Write out the data below exactly as given, without any of its pictures.

- Data section -
[START]
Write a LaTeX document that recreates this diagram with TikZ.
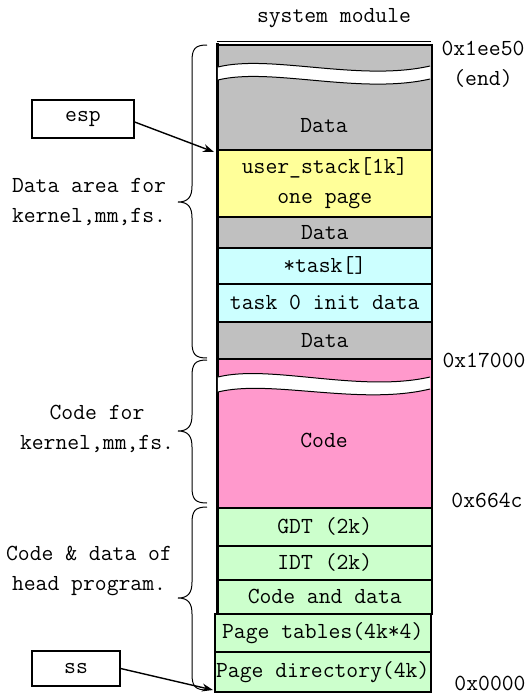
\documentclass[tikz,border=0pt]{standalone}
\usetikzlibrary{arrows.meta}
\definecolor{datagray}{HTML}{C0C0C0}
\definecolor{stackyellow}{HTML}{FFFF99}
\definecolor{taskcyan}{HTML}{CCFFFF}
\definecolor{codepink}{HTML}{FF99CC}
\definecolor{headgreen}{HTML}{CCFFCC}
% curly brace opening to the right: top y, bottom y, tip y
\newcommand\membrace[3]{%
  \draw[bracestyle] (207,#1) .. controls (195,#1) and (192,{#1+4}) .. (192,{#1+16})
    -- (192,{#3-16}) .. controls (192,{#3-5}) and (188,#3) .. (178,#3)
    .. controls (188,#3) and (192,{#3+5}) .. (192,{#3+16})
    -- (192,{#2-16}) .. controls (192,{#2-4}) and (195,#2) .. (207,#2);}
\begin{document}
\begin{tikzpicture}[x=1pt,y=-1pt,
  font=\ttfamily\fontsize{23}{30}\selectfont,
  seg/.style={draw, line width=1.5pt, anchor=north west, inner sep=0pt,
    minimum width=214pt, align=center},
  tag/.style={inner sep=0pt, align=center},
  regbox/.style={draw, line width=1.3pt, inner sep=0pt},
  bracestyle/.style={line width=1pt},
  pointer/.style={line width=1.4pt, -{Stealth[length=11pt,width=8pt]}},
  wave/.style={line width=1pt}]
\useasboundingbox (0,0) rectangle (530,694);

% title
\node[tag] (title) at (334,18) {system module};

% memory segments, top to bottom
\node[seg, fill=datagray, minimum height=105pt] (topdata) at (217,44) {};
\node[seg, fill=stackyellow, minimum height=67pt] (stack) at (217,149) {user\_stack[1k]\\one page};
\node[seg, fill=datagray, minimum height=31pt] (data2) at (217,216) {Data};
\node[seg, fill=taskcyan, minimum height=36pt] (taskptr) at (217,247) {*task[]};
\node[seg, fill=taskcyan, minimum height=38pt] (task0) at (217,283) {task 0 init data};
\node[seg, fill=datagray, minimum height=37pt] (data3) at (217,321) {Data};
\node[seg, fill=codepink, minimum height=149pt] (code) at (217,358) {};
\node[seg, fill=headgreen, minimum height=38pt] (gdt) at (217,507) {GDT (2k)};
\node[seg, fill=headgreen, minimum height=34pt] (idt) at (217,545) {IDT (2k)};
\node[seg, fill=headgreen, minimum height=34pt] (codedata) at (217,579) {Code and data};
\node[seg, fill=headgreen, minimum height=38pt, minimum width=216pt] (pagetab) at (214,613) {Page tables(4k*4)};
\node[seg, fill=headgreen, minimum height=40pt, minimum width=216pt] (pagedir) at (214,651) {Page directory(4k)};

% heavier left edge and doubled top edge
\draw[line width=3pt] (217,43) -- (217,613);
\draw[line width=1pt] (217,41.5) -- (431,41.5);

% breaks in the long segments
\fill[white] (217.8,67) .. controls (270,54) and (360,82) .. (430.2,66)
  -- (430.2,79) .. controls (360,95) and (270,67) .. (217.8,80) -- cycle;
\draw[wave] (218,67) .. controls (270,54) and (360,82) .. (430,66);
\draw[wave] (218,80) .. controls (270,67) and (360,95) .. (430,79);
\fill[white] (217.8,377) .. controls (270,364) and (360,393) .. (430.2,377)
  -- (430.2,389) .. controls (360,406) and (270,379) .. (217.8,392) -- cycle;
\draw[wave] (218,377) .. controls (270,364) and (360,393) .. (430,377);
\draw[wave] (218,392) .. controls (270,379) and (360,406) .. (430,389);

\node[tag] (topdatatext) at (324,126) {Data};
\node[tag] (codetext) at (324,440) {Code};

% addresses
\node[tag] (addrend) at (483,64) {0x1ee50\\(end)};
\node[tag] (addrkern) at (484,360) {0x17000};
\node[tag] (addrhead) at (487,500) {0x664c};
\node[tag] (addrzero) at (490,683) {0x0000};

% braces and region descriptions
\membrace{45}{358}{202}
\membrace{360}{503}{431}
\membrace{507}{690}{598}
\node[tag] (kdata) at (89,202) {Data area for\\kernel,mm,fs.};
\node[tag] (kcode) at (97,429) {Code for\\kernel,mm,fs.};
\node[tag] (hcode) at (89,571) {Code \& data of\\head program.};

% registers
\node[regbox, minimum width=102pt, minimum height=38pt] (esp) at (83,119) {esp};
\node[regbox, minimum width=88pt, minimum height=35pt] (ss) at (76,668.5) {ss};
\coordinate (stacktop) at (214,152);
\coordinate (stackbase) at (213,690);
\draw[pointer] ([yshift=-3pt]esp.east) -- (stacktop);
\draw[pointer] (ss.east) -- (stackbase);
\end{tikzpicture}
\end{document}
[END]
- Written solution -
Write a LaTeX document that recreates this diagram with TikZ.
\documentclass[tikz,border=0pt]{standalone}
\usetikzlibrary{arrows.meta}
\definecolor{datagray}{HTML}{C0C0C0}
\definecolor{stackyellow}{HTML}{FFFF99}
\definecolor{taskcyan}{HTML}{CCFFFF}
\definecolor{codepink}{HTML}{FF99CC}
\definecolor{headgreen}{HTML}{CCFFCC}
% curly brace opening to the right: top y, bottom y, tip y
\newcommand\membrace[3]{%
  \draw[bracestyle] (207,#1) .. controls (195,#1) and (192,{#1+4}) .. (192,{#1+16})
    -- (192,{#3-16}) .. controls (192,{#3-5}) and (188,#3) .. (178,#3)
    .. controls (188,#3) and (192,{#3+5}) .. (192,{#3+16})
    -- (192,{#2-16}) .. controls (192,{#2-4}) and (195,#2) .. (207,#2);}
\begin{document}
\begin{tikzpicture}[x=1pt,y=-1pt,
  font=\ttfamily\fontsize{23}{30}\selectfont,
  seg/.style={draw, line width=1.5pt, anchor=north west, inner sep=0pt,
    minimum width=214pt, align=center},
  tag/.style={inner sep=0pt, align=center},
  regbox/.style={draw, line width=1.3pt, inner sep=0pt},
  bracestyle/.style={line width=1pt},
  pointer/.style={line width=1.4pt, -{Stealth[length=11pt,width=8pt]}},
  wave/.style={line width=1pt}]
\useasboundingbox (0,0) rectangle (530,694);

% title
\node[tag] (title) at (334,18) {system module};

% memory segments, top to bottom
\node[seg, fill=datagray, minimum height=105pt] (topdata) at (217,44) {};
\node[seg, fill=stackyellow, minimum height=67pt] (stack) at (217,149) {user\_stack[1k]\\one page};
\node[seg, fill=datagray, minimum height=31pt] (data2) at (217,216) {Data};
\node[seg, fill=taskcyan, minimum height=36pt] (taskptr) at (217,247) {*task[]};
\node[seg, fill=taskcyan, minimum height=38pt] (task0) at (217,283) {task 0 init data};
\node[seg, fill=datagray, minimum height=37pt] (data3) at (217,321) {Data};
\node[seg, fill=codepink, minimum height=149pt] (code) at (217,358) {};
\node[seg, fill=headgreen, minimum height=38pt] (gdt) at (217,507) {GDT (2k)};
\node[seg, fill=headgreen, minimum height=34pt] (idt) at (217,545) {IDT (2k)};
\node[seg, fill=headgreen, minimum height=34pt] (codedata) at (217,579) {Code and data};
\node[seg, fill=headgreen, minimum height=38pt, minimum width=216pt] (pagetab) at (214,613) {Page tables(4k*4)};
\node[seg, fill=headgreen, minimum height=40pt, minimum width=216pt] (pagedir) at (214,651) {Page directory(4k)};

% heavier left edge and doubled top edge
\draw[line width=3pt] (217,43) -- (217,613);
\draw[line width=1pt] (217,41.5) -- (431,41.5);

% breaks in the long segments
\fill[white] (217.8,67) .. controls (270,54) and (360,82) .. (430.2,66)
  -- (430.2,79) .. controls (360,95) and (270,67) .. (217.8,80) -- cycle;
\draw[wave] (218,67) .. controls (270,54) and (360,82) .. (430,66);
\draw[wave] (218,80) .. controls (270,67) and (360,95) .. (430,79);
\fill[white] (217.8,377) .. controls (270,364) and (360,393) .. (430.2,377)
  -- (430.2,389) .. controls (360,406) and (270,379) .. (217.8,392) -- cycle;
\draw[wave] (218,377) .. controls (270,364) and (360,393) .. (430,377);
\draw[wave] (218,392) .. controls (270,379) and (360,406) .. (430,389);

\node[tag] (topdatatext) at (324,126) {Data};
\node[tag] (codetext) at (324,440) {Code};

% addresses
\node[tag] (addrend) at (483,64) {0x1ee50\\(end)};
\node[tag] (addrkern) at (484,360) {0x17000};
\node[tag] (addrhead) at (487,500) {0x664c};
\node[tag] (addrzero) at (490,683) {0x0000};

% braces and region descriptions
\membrace{45}{358}{202}
\membrace{360}{503}{431}
\membrace{507}{690}{598}
\node[tag] (kdata) at (89,202) {Data area for\\kernel,mm,fs.};
\node[tag] (kcode) at (97,429) {Code for\\kernel,mm,fs.};
\node[tag] (hcode) at (89,571) {Code \& data of\\head program.};

% registers
\node[regbox, minimum width=102pt, minimum height=38pt] (esp) at (83,119) {esp};
\node[regbox, minimum width=88pt, minimum height=35pt] (ss) at (76,668.5) {ss};
\coordinate (stacktop) at (214,152);
\coordinate (stackbase) at (213,690);
\draw[pointer] ([yshift=-3pt]esp.east) -- (stacktop);
\draw[pointer] (ss.east) -- (stackbase);
\end{tikzpicture}
\end{document}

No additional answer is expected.